For six years Van Haeften was unable to join Christie's pictures department but he was learning about paintings and in 1975 succeeded in transferring. In 1977, he and his wife Sarah opened their first gallery, specialising in 16th and 17th century Dutch and Flemish Old Master paintings, and in 1988, he was one of the co-founders of the annual The European Fine Art Fair (TEFAF) in Maastricht, Netherlands. In 2012, The Daily Telegraph included his gallery, Johnny Van Haeften at 13 Duke Street, St. James's, in their list, "London's independent art galleries: ten of the best", and noted that the inventory included works by artists such as Gerard ter Borch, Salomon van Ruysdael and Jan Steen.

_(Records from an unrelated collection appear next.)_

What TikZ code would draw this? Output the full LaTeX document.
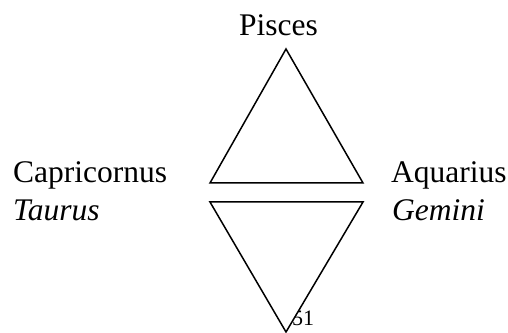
\documentclass[tikz,border=0pt]{standalone}
\usepackage{fontspec}
\setmainfont{Liberation Serif}
\begin{document}
\begin{tikzpicture}[x=1pt,y=1pt,
  lbl/.style={inner sep=0pt,anchor=base west,font=\fontsize{31.5}{36}\selectfont},
  tri/.style={draw=black,fill=white,line width=1.5pt,line join=miter}]
\useasboundingbox (0,0) rectangle (508,332);
\node[lbl] (pisces) at (239,296) {Pisces};
\node[lbl] (capr) at (13,149) {Capricornus};
\node[lbl,font=\fontsize{31.5}{36}\itshape] (taurus) at (13,111) {Taurus};
\node[lbl] (aqua) at (391,149) {Aquarius};
\node[lbl,font=\fontsize{31.5}{36}\itshape] (gem) at (392,111) {Gemini};
\node[inner sep=0pt,anchor=base west,font=\fontsize{22}{26}\selectfont] (num) at (292,7) {51};
\coordinate (a1) at (286,283);
\coordinate (b1) at (210,149);
\coordinate (c1) at (363,149);
\coordinate (a2) at (286,0);
\coordinate (b2) at (210,130);
\coordinate (c2) at (363,130);
\draw[tri] (a1) -- (b1) -- (c1) -- cycle;
\draw[tri] (b2) -- (c2) -- (a2) -- cycle;
\end{tikzpicture}
\end{document}
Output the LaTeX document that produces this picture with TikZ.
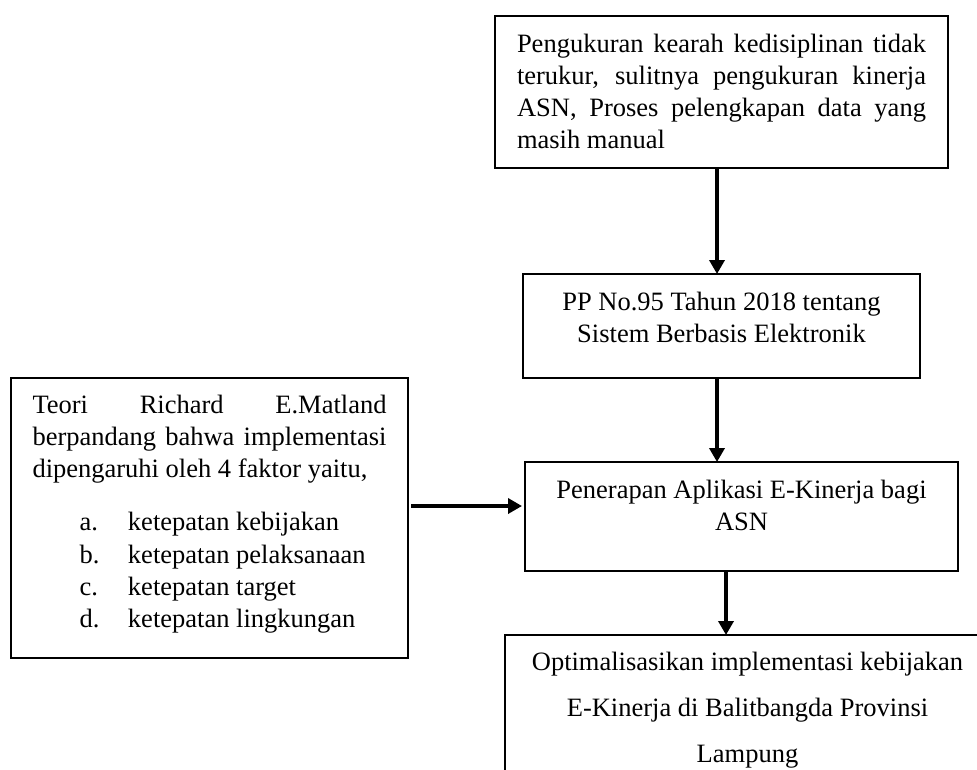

In January 2017, Van Haeften closed his Duke Street gallery after 40 years in the area, after the building's owner sold it, and informed him that the Italian art dealer Fabrizio Moretti would be moving in. Van Haeften considered taking legal action, but instead set up with reduced stock in a refurbished coach house at his home, Beaufort House, in Ham, near Richmond, Surrey. In 2017, he estimated that he had sold 4,800 paintings over the course of his career.

==Personal life==
In 1977, he married Sarah Anne Rowley, the daughter of British Army officer, Foreign Office diplomat, and Secret Intelligence Service (MI6) controller Allan Rowley.